Baum took the note to Plaintiff, with whom he had previous business dealings, and borrowed $1800.00, for which he gave his hand note secured by Defendants’ mortgage note as collateral. Baum made only *320a few monthly payments to Eureka to conceal his fraud from Defendants. Baum then left the City for parts unknown. When Eureka made demand upon Defendants for delinquent payments, Defendants learned for the first time of Baum’s fraud.

Plaintiff, receiving no payments from Baum on his hand note, brought suit against Baum on February 23, 1960 for $1682.16, balance due, with interest and attorney’s fee. Baum could not be found. He had decamped, being under criminal indictment and paroled under $5000.00 appearance bond.

On May 16, 1960, Plaintiff filed a supplemental petition against Baum asking for the seizure of Defendants’ pledged mortgage note under a non-resident attachment and for the appointment of a curator to represent the absent Baum. Before any further action was taken thereon, Baum voluntarily called at the office of Plaintiff’s attorney and executed a complete transfer and assignment of title to Defendants’ pledged mortgage note to Plaintiff, in return for the cancellation of his indebtedness to Plaintiff, no further consideration being paid.

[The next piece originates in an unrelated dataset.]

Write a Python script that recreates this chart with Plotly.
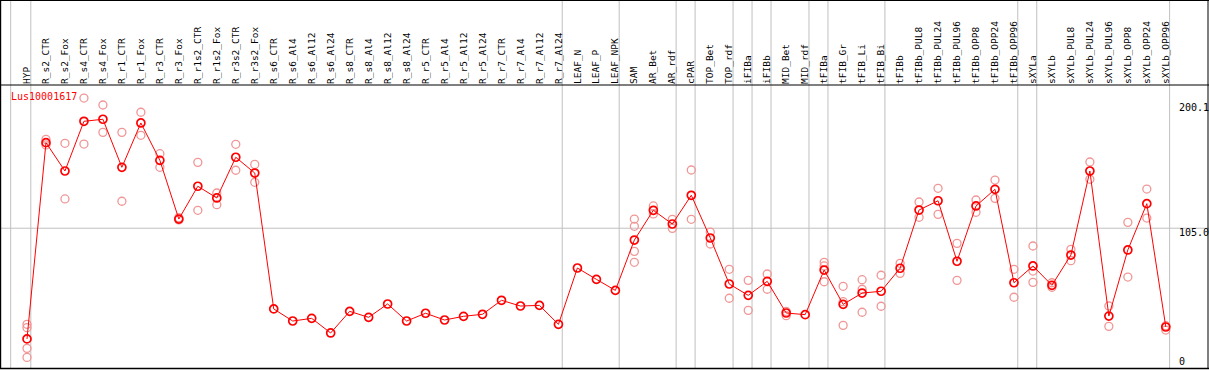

In dismissing Plaintiff’s suit, the District Court gave written reasons, inter alia, as follows:

“The evidence shows that Sheldon D. Baum through fraud caused the Livac-caris to execute the promissory note and mortgage in question. After receiving the note from the Livaccaris, Baum pledged it to the plaintiff as security for his own hand note in a lesser amount. Baum was supposed to have substituted the note and mortgage in question to take the place of a previous note and mortgage held by Eureka Homestead. Subsequently the Livac-caris became aware that both mortgages were outstanding and attempted to have Baum correct the situation. After making several payments Baum, apparently as a result of other matters, fled the jurisdiction and no service has ever been made on him in this case.
“On February 23, 1960, Marx Jeffer caused a suit to be filed against Baum in the Civil District Court for the Parish of Orleans to collect the balance due on the hand note. As a result of that suit an assignment of mortgage note was passed before Irving Noviclc, Notary Public, on June 16, 1960, from Baum to the plaintiff of the Livaccari note. From that time to the present Jeffer has held the note as owner and not as pledgee.
“The Court finds that the note in question is not held by the plaintiff as a holder in due course, but is being held as owner by virtue of the assignment referred to. Because of the assignment he thus is holding the note subject to the defenses which the Livaccaris can raise against the original holder, and there is no question but that the original holder obtained the note through fraud. The plaintiff had knowledge of this by virtue of a conversation with the defendant in May 1960, before the assignment of the note. Pie, therefore, is not able to recover on this note.”

Plaintiff has appealed, and Defendants have answered the appeal to recover on their reconventional demand the $651.82 they paid Plaintiff on account of the Baum mortgage note.

Baum was then a fugitive from justice under criminal indictment, which Plaintiff should have known. Further, Plaintiff paid no further consideration for complete ownership, merely cancelling Baum’s personal indebtedness of a much lesser amount.

Plaintiff has been in the real estate and mortgage-lending business for 35 years. He had no reason to believe, when he acquired the note originally in pledge, that Baum was defrauding Defendants. Eureka’s secretary testified the Homestead had many dealings with Baum and found no irregularity in them.

*321While we agree with the District Court that Plaintiff was in good faith when acquiring Defendants’ note in pledge from Baum; but was not in legal good faith when acquiring full ownership as assignee from Baum, for no additional consideration, we cannot agree that Plaintiff is not entitled to recover as pledgee the amount loaned to Baum, namely $1800.00, subject to a credit of $651.82 paid on account by Defendants, with interest from January 23, 1960 at 6% and 15% attorney’s fee, and court costs in this proceeding, with recognition of his mortgage on Defendants’ home not exceeding such amount. LSA-R.S. 7:27 (La. Negotiable Instruments Law); Bank of Minden & Trust Co. v. Barron, 178 La. 1023, 152 So. 746; Steeg v. Codifer, 157 La. 298, 102 So. 407; Freiler Mercantile Co. v. Chaney, 146 La. 138, 83 So. 436; Fidelity & Deposit Co. of Maryland v. Johnston, 117 La. 880, 42 So. 357; Del Bondio v. Albrecht, La.App., 181 So. 610.

The contention of Defendants that the act of mortgage and note were invalid because attested by the notary out of their presence, is not well-founded. A conventional mortgage may be contracted by an act passed in the presence of a notary and two witnesses, or by an act under private signature. LSA-C.C. Arts. 3305, 2235. Having judicially acknowledged the execution of the instruments and their signatures, Defendants are bound by their terms, subject to proof of their special defenses.

For the above and foregoing reasons, the judgment of the District Court is reversed only with respect to Plaintiff and Defendants, and judgment rendered in favor of Plaintiff and against Defendants, in solido, for $1800.00, subject to credit of $651.82, with 6% interest from January 23, 1960 until paid, and 15% attorney’s fee, and all costs in both Courts. The judgment in favor of third-party Defendants is affirmed, at the cost of third-party Plaintiffs.

Judgment reversed in part — affirmed in part — and rendered.